▸ Exercise brief
Copy the data that follows exactly. Include no pictures.

▸ Data for processing
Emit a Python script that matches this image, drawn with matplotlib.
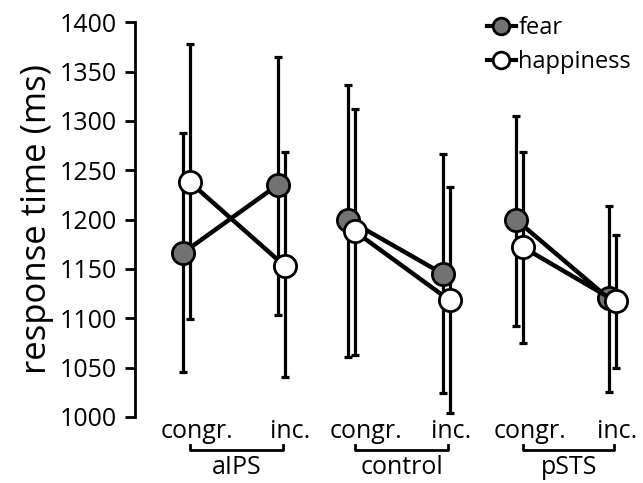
import matplotlib
matplotlib.use("Agg")
import matplotlib.pyplot as plt
from matplotlib.lines import Line2D

plt.rcParams['font.family'] = ['Open Sans', 'DejaVu Sans']

regions = ["aIPS", "control", "pSTS"]
conditions = ["congr.", "inc."]
fear = [1166, 1235, 1200, 1145, 1200, 1120]
fear_lo = [1045, 1103, 1061, 1024, 1092, 1025]
fear_hi = [1288, 1365, 1336, 1266, 1305, 1214]
happy = [1238, 1153, 1188, 1118, 1172, 1117]
happy_lo = [1099, 1040, 1063, 1004, 1075, 1049]
happy_hi = [1378, 1268, 1312, 1233, 1268, 1184]
yticks = [1000, 1050, 1100, 1150, 1200, 1250, 1300, 1350, 1400]

pos = [0, 1, 1.74, 2.74, 3.51, 4.49]
off = 0.037

fig = plt.figure(figsize=(6.43, 4.83), dpi=100)
ax = fig.add_axes([0.21, 0.137, 0.785, 0.817])

def draw(vals, lo, hi, dx, face, z):
    for g in range(3):
        xs = [pos[2*g] + dx, pos[2*g+1] + dx]
        v = vals[2*g:2*g+2]
        l = lo[2*g:2*g+2]
        h = hi[2*g:2*g+2]
        yerr = [[v[i]-l[i] for i in range(2)], [h[i]-v[i] for i in range(2)]]
        ax.errorbar(xs, v, yerr=yerr, fmt='none', ecolor='black', elinewidth=2.3,
                    capsize=3, capthick=2.3, zorder=1)
        ax.plot(xs, v, color='black', lw=3.2, zorder=z)
        ax.plot(xs, v, ls='none', marker='o', ms=16, mfc=face, mec='black', mew=2, zorder=z+0.5)

draw(fear, fear_lo, fear_hi, -off, '#727272', 2)
draw(happy, happy_lo, happy_hi, off, 'white', 3)

ax.set_ylim(1000, 1400)
ax.set_xlim(-0.54, 4.78)
ax.set_yticks(yticks)
ax.tick_params(axis='y', labelsize=18, length=7, width=2, direction='out', pad=6)
ax.set_xticks([])
for s in ['top', 'right', 'bottom']:
    ax.spines[s].set_visible(False)
ax.spines['left'].set_linewidth(2)
ax.set_ylabel("response time (ms)", fontsize=25, labelpad=4)

# x labels
lab_off = [0.11, 0.09, 0.15, 0.05, 0.11, 0.05]
for i, p in enumerate(pos):
    ax.text(p + lab_off[i], -0.036, conditions[i % 2], transform=ax.get_xaxis_transform(),
            ha='center', va='center', fontsize=18)
for g in range(3):
    x0 = pos[2*g] + 0.04
    x1 = pos[2*g+1] + 0.02
    ax.plot([x0, x0, x1, x1], [-0.072, -0.085, -0.085, -0.072], color='black', lw=2,
            transform=ax.get_xaxis_transform(), clip_on=False)
    ax.text((x0 + x1) / 2, -0.128, regions[g], transform=ax.get_xaxis_transform(),
            ha='center', va='center', fontsize=18)

handles = [Line2D([], [], color='black', lw=3, marker='o', ms=12, mfc='#727272', mec='black', mew=2),
           Line2D([], [], color='black', lw=3, marker='o', ms=12, mfc='white', mec='black', mew=2)]
ax.legend(handles, ["fear", "happiness"], loc='upper right', bbox_to_anchor=(1.025, 1.07),
          frameon=False, fontsize=17, handlelength=1.25, handletextpad=0.1, labelspacing=0.45)

fig.savefig("out.png", dpi=100)
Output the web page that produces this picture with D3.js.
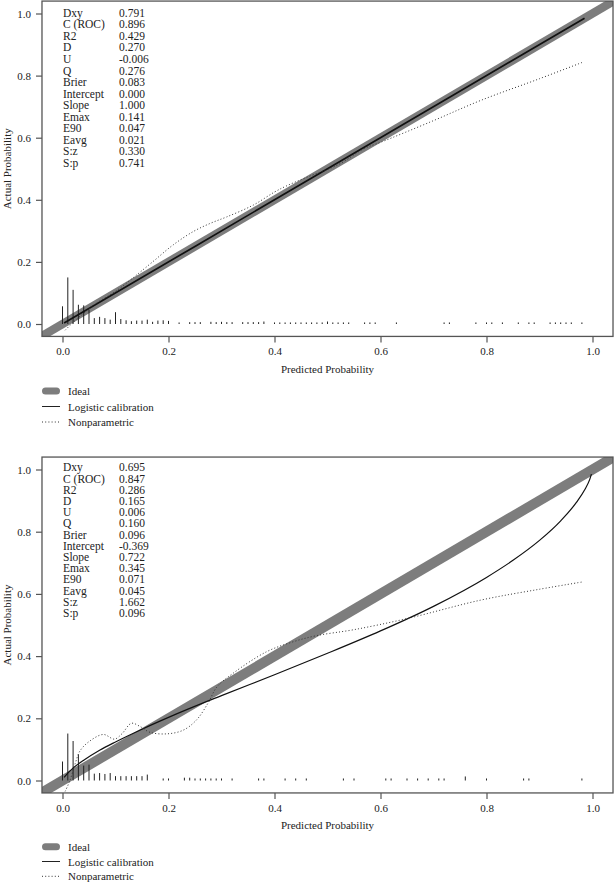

▸ Reply to the task
Emit a Python script that matches this image, drawn with matplotlib.
import matplotlib
matplotlib.use("Agg")
import matplotlib.pyplot as plt
from matplotlib.lines import Line2D

plt.rcParams['font.family'] = ['Open Sans', 'DejaVu Sans']

regions = ["aIPS", "control", "pSTS"]
conditions = ["congr.", "inc."]
fear = [1166, 1235, 1200, 1145, 1200, 1120]
fear_lo = [1045, 1103, 1061, 1024, 1092, 1025]
fear_hi = [1288, 1365, 1336, 1266, 1305, 1214]
happy = [1238, 1153, 1188, 1118, 1172, 1117]
happy_lo = [1099, 1040, 1063, 1004, 1075, 1049]
happy_hi = [1378, 1268, 1312, 1233, 1268, 1184]
yticks = [1000, 1050, 1100, 1150, 1200, 1250, 1300, 1350, 1400]

pos = [0, 1, 1.74, 2.74, 3.51, 4.49]
off = 0.037

fig = plt.figure(figsize=(6.43, 4.83), dpi=100)
ax = fig.add_axes([0.21, 0.137, 0.785, 0.817])

def draw(vals, lo, hi, dx, face, z):
    for g in range(3):
        xs = [pos[2*g] + dx, pos[2*g+1] + dx]
        v = vals[2*g:2*g+2]
        l = lo[2*g:2*g+2]
        h = hi[2*g:2*g+2]
        yerr = [[v[i]-l[i] for i in range(2)], [h[i]-v[i] for i in range(2)]]
        ax.errorbar(xs, v, yerr=yerr, fmt='none', ecolor='black', elinewidth=2.3,
                    capsize=3, capthick=2.3, zorder=1)
        ax.plot(xs, v, color='black', lw=3.2, zorder=z)
        ax.plot(xs, v, ls='none', marker='o', ms=16, mfc=face, mec='black', mew=2, zorder=z+0.5)

draw(fear, fear_lo, fear_hi, -off, '#727272', 2)
draw(happy, happy_lo, happy_hi, off, 'white', 3)

ax.set_ylim(1000, 1400)
ax.set_xlim(-0.54, 4.78)
ax.set_yticks(yticks)
ax.tick_params(axis='y', labelsize=18, length=7, width=2, direction='out', pad=6)
ax.set_xticks([])
for s in ['top', 'right', 'bottom']:
    ax.spines[s].set_visible(False)
ax.spines['left'].set_linewidth(2)
ax.set_ylabel("response time (ms)", fontsize=25, labelpad=4)

# x labels
lab_off = [0.11, 0.09, 0.15, 0.05, 0.11, 0.05]
for i, p in enumerate(pos):
    ax.text(p + lab_off[i], -0.036, conditions[i % 2], transform=ax.get_xaxis_transform(),
            ha='center', va='center', fontsize=18)
for g in range(3):
    x0 = pos[2*g] + 0.04
    x1 = pos[2*g+1] + 0.02
    ax.plot([x0, x0, x1, x1], [-0.072, -0.085, -0.085, -0.072], color='black', lw=2,
            transform=ax.get_xaxis_transform(), clip_on=False)
    ax.text((x0 + x1) / 2, -0.128, regions[g], transform=ax.get_xaxis_transform(),
            ha='center', va='center', fontsize=18)

handles = [Line2D([], [], color='black', lw=3, marker='o', ms=12, mfc='#727272', mec='black', mew=2),
           Line2D([], [], color='black', lw=3, marker='o', ms=12, mfc='white', mec='black', mew=2)]
ax.legend(handles, ["fear", "happiness"], loc='upper right', bbox_to_anchor=(1.025, 1.07),
          frameon=False, fontsize=17, handlelength=1.25, handletextpad=0.1, labelspacing=0.45)

fig.savefig("out.png", dpi=100)
Output the web page that produces this picture with D3.js.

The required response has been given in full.